» **YOUR INSTRUCTIONS**: Output the full listing below exactly as it reads, and skip anything that is a picture.

» **DATA EXCERPT**:
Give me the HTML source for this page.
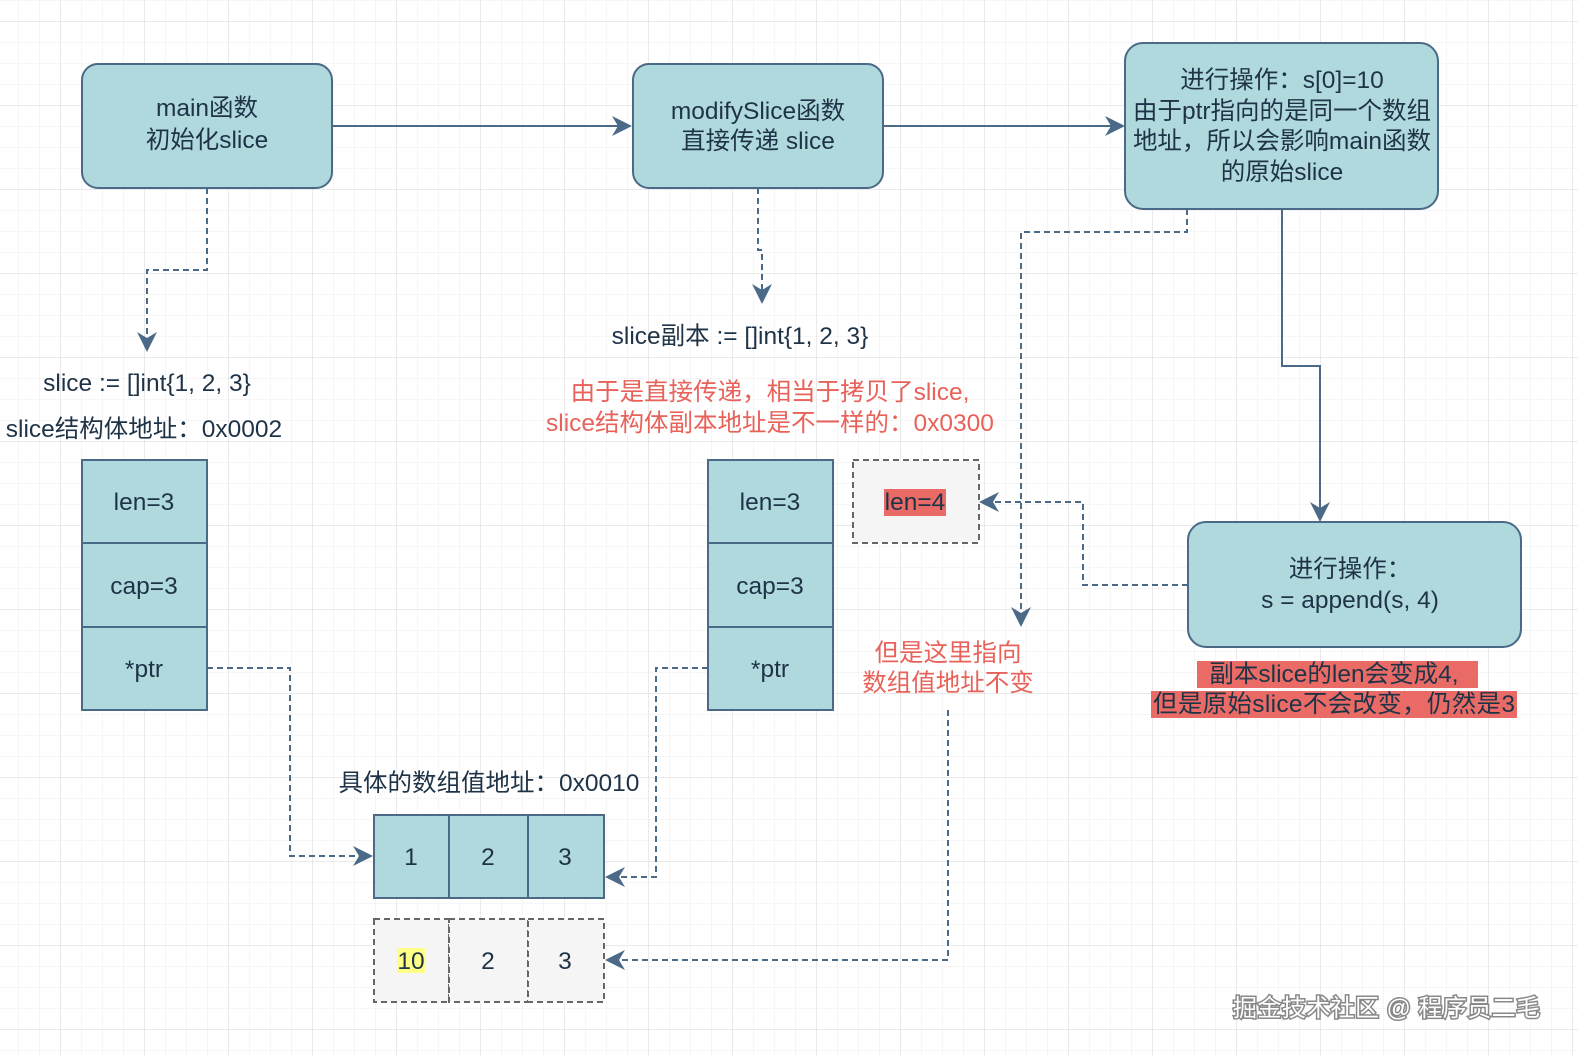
<!DOCTYPE html>
<html><head><meta charset="utf-8"><style>
html,body{margin:0;padding:0;background:#fff;}
svg{display:block;}
text{font-family:"Liberation Sans","Noto Sans CJK SC",sans-serif;font-size:24.5px;fill:#1f3347;}
.r{fill:#e8625a;}
</style></head><body>
<svg width="1578" height="1056" viewBox="0 0 1578 1056" xmlns="http://www.w3.org/2000/svg">
<defs>
<pattern id="g1" x="18" y="0" width="21" height="21" patternUnits="userSpaceOnUse"><path d="M0 0V21M0 0H21" stroke="#ececec" stroke-width="1" fill="none"/></pattern>
<pattern id="g2" x="60" y="21" width="84" height="84" patternUnits="userSpaceOnUse"><path d="M0 0V84M0 0H84" stroke="#d4d4d4" stroke-width="1" fill="none"/></pattern>
<marker id="b" viewBox="0 0 10 10" refX="9" refY="5" markerWidth="20" markerHeight="20" orient="auto" markerUnits="userSpaceOnUse"><path d="M0 0L10 5L0 10L3 5Z" fill="#4a6a87"/></marker>
</defs>
<rect width="1578" height="1056" fill="url(#g1)"/>
<rect width="1578" height="1056" fill="url(#g2)"/>
<g stroke="#4a6a87" stroke-width="2" fill="#b0d9de">
<rect x="82" y="64" width="250" height="124" rx="16"/>
<rect x="633" y="64" width="250" height="124" rx="16"/>
<rect x="1125" y="43" width="313" height="166" rx="18"/>
<rect x="1188" y="522" width="333" height="125" rx="18"/>
<rect x="82" y="460" width="125" height="83"/><rect x="82" y="543" width="125" height="84"/><rect x="82" y="627" width="125" height="83"/>
<rect x="708" y="460" width="125" height="83"/><rect x="708" y="543" width="125" height="84"/><rect x="708" y="627" width="125" height="83"/>
<rect x="374" y="815" width="75" height="83"/><rect x="449" y="815" width="79" height="83"/><rect x="528" y="815" width="76" height="83"/>
</g>
<g stroke="#666" stroke-width="2" fill="#f5f5f5" stroke-dasharray="6 4">
<rect x="853" y="460" width="126" height="83"/>
<rect x="374" y="919" width="75" height="83"/><rect x="449" y="919" width="79" height="83"/><rect x="528" y="919" width="76" height="83"/>
</g>
<g stroke="#4a6a87" stroke-width="2" fill="none">
<path d="M332 126H630" marker-end="url(#b)"/>
<path d="M883 126H1123" marker-end="url(#b)"/>
<path d="M1282 209V366H1320V520" marker-end="url(#b)"/>
</g>
<g stroke="#4a6a87" stroke-width="2" fill="none" stroke-dasharray="6 4">
<path d="M207 188V270H147V350" marker-end="url(#b)"/>
<path d="M758 188V250H762V302" marker-end="url(#b)"/>
<path d="M1187 209V232H1021V625" marker-end="url(#b)"/>
<path d="M1188 585H1083V502H981" marker-end="url(#b)"/>
<path d="M207 668H290V856H371" marker-end="url(#b)"/>
<path d="M708 668H656V877H607" marker-end="url(#b)"/>
<path d="M948 710V960H607" marker-end="url(#b)"/>
</g>
<g text-anchor="middle">
<text x="207" y="116">main函数</text>
<text x="207" y="148">初始化slice</text>
<text x="758" y="119">modifySlice函数</text>
<text x="758" y="149">直接传递 slice</text>
<text x="1282" y="88">进行操作：s[0]=10</text>
<text x="1282" y="119">由于ptr指向的是同一个数组</text>
<text x="1282" y="149">地址，所以会影响main函数</text>
<text x="1282" y="180">的原始slice</text>
<text x="1350" y="577">进行操作：</text>
<text x="1350" y="608">s = append(s, 4)</text>
<text x="147" y="391">slice := []int{1, 2, 3}</text>
<text x="144" y="437">slice结构体地址：0x0002</text>
<text x="740" y="344">slice副本 := []int{1, 2, 3}</text>
<text x="770" y="400" class="r">由于是直接传递，相当于拷贝了slice,</text>
<text x="770" y="431" class="r">slice结构体副本地址是不一样的：0x0300</text>
<text x="144" y="510">len=3</text><text x="144" y="594">cap=3</text><text x="144" y="677">*ptr</text>
<text x="770" y="510">len=3</text><text x="770" y="594">cap=3</text><text x="770" y="677">*ptr</text>
<text x="948" y="661" class="r">但是这里指向</text>
<text x="948" y="691" class="r">数组值地址不变</text>
<text x="489" y="791">具体的数组值地址：0x0010</text>
<text x="411" y="865">1</text><text x="488" y="865">2</text><text x="565" y="865">3</text>
</g>
<rect x="884" y="489" width="62" height="27" fill="#ea6b66"/>
<text x="915" y="510" text-anchor="middle">len=4</text>
<rect x="1197" y="661" width="281" height="27" fill="#ea6b66"/>
<rect x="1151" y="691" width="366" height="27" fill="#ea6b66"/>
<text x="1334" y="682" text-anchor="middle">副本slice的len会变成4,</text>
<text x="1334" y="712" text-anchor="middle" textLength="362">但是原始slice不会改变，仍然是3</text>
<rect x="397" y="948" width="28" height="25" fill="#ffff88"/>
<g text-anchor="middle"><text x="411" y="969">10</text><text x="488" y="969">2</text><text x="565" y="969">3</text></g>
<text x="1233" y="1016" textLength="307" style="fill:#fff;stroke:#888;stroke-width:3;paint-order:stroke;font-size:24px">掘金技术社区 @ 程序员二毛</text>
</svg>
</body></html>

» **FULL RESPONSE**:
Give me the HTML source for this page.
<!DOCTYPE html>
<html><head><meta charset="utf-8"><style>
html,body{margin:0;padding:0;background:#fff;}
svg{display:block;}
text{font-family:"Liberation Sans","Noto Sans CJK SC",sans-serif;font-size:24.5px;fill:#1f3347;}
.r{fill:#e8625a;}
</style></head><body>
<svg width="1578" height="1056" viewBox="0 0 1578 1056" xmlns="http://www.w3.org/2000/svg">
<defs>
<pattern id="g1" x="18" y="0" width="21" height="21" patternUnits="userSpaceOnUse"><path d="M0 0V21M0 0H21" stroke="#ececec" stroke-width="1" fill="none"/></pattern>
<pattern id="g2" x="60" y="21" width="84" height="84" patternUnits="userSpaceOnUse"><path d="M0 0V84M0 0H84" stroke="#d4d4d4" stroke-width="1" fill="none"/></pattern>
<marker id="b" viewBox="0 0 10 10" refX="9" refY="5" markerWidth="20" markerHeight="20" orient="auto" markerUnits="userSpaceOnUse"><path d="M0 0L10 5L0 10L3 5Z" fill="#4a6a87"/></marker>
</defs>
<rect width="1578" height="1056" fill="url(#g1)"/>
<rect width="1578" height="1056" fill="url(#g2)"/>
<g stroke="#4a6a87" stroke-width="2" fill="#b0d9de">
<rect x="82" y="64" width="250" height="124" rx="16"/>
<rect x="633" y="64" width="250" height="124" rx="16"/>
<rect x="1125" y="43" width="313" height="166" rx="18"/>
<rect x="1188" y="522" width="333" height="125" rx="18"/>
<rect x="82" y="460" width="125" height="83"/><rect x="82" y="543" width="125" height="84"/><rect x="82" y="627" width="125" height="83"/>
<rect x="708" y="460" width="125" height="83"/><rect x="708" y="543" width="125" height="84"/><rect x="708" y="627" width="125" height="83"/>
<rect x="374" y="815" width="75" height="83"/><rect x="449" y="815" width="79" height="83"/><rect x="528" y="815" width="76" height="83"/>
</g>
<g stroke="#666" stroke-width="2" fill="#f5f5f5" stroke-dasharray="6 4">
<rect x="853" y="460" width="126" height="83"/>
<rect x="374" y="919" width="75" height="83"/><rect x="449" y="919" width="79" height="83"/><rect x="528" y="919" width="76" height="83"/>
</g>
<g stroke="#4a6a87" stroke-width="2" fill="none">
<path d="M332 126H630" marker-end="url(#b)"/>
<path d="M883 126H1123" marker-end="url(#b)"/>
<path d="M1282 209V366H1320V520" marker-end="url(#b)"/>
</g>
<g stroke="#4a6a87" stroke-width="2" fill="none" stroke-dasharray="6 4">
<path d="M207 188V270H147V350" marker-end="url(#b)"/>
<path d="M758 188V250H762V302" marker-end="url(#b)"/>
<path d="M1187 209V232H1021V625" marker-end="url(#b)"/>
<path d="M1188 585H1083V502H981" marker-end="url(#b)"/>
<path d="M207 668H290V856H371" marker-end="url(#b)"/>
<path d="M708 668H656V877H607" marker-end="url(#b)"/>
<path d="M948 710V960H607" marker-end="url(#b)"/>
</g>
<g text-anchor="middle">
<text x="207" y="116">main函数</text>
<text x="207" y="148">初始化slice</text>
<text x="758" y="119">modifySlice函数</text>
<text x="758" y="149">直接传递 slice</text>
<text x="1282" y="88">进行操作：s[0]=10</text>
<text x="1282" y="119">由于ptr指向的是同一个数组</text>
<text x="1282" y="149">地址，所以会影响main函数</text>
<text x="1282" y="180">的原始slice</text>
<text x="1350" y="577">进行操作：</text>
<text x="1350" y="608">s = append(s, 4)</text>
<text x="147" y="391">slice := []int{1, 2, 3}</text>
<text x="144" y="437">slice结构体地址：0x0002</text>
<text x="740" y="344">slice副本 := []int{1, 2, 3}</text>
<text x="770" y="400" class="r">由于是直接传递，相当于拷贝了slice,</text>
<text x="770" y="431" class="r">slice结构体副本地址是不一样的：0x0300</text>
<text x="144" y="510">len=3</text><text x="144" y="594">cap=3</text><text x="144" y="677">*ptr</text>
<text x="770" y="510">len=3</text><text x="770" y="594">cap=3</text><text x="770" y="677">*ptr</text>
<text x="948" y="661" class="r">但是这里指向</text>
<text x="948" y="691" class="r">数组值地址不变</text>
<text x="489" y="791">具体的数组值地址：0x0010</text>
<text x="411" y="865">1</text><text x="488" y="865">2</text><text x="565" y="865">3</text>
</g>
<rect x="884" y="489" width="62" height="27" fill="#ea6b66"/>
<text x="915" y="510" text-anchor="middle">len=4</text>
<rect x="1197" y="661" width="281" height="27" fill="#ea6b66"/>
<rect x="1151" y="691" width="366" height="27" fill="#ea6b66"/>
<text x="1334" y="682" text-anchor="middle">副本slice的len会变成4,</text>
<text x="1334" y="712" text-anchor="middle" textLength="362">但是原始slice不会改变，仍然是3</text>
<rect x="397" y="948" width="28" height="25" fill="#ffff88"/>
<g text-anchor="middle"><text x="411" y="969">10</text><text x="488" y="969">2</text><text x="565" y="969">3</text></g>
<text x="1233" y="1016" textLength="307" style="fill:#fff;stroke:#888;stroke-width:3;paint-order:stroke;font-size:24px">掘金技术社区 @ 程序员二毛</text>
</svg>
</body></html>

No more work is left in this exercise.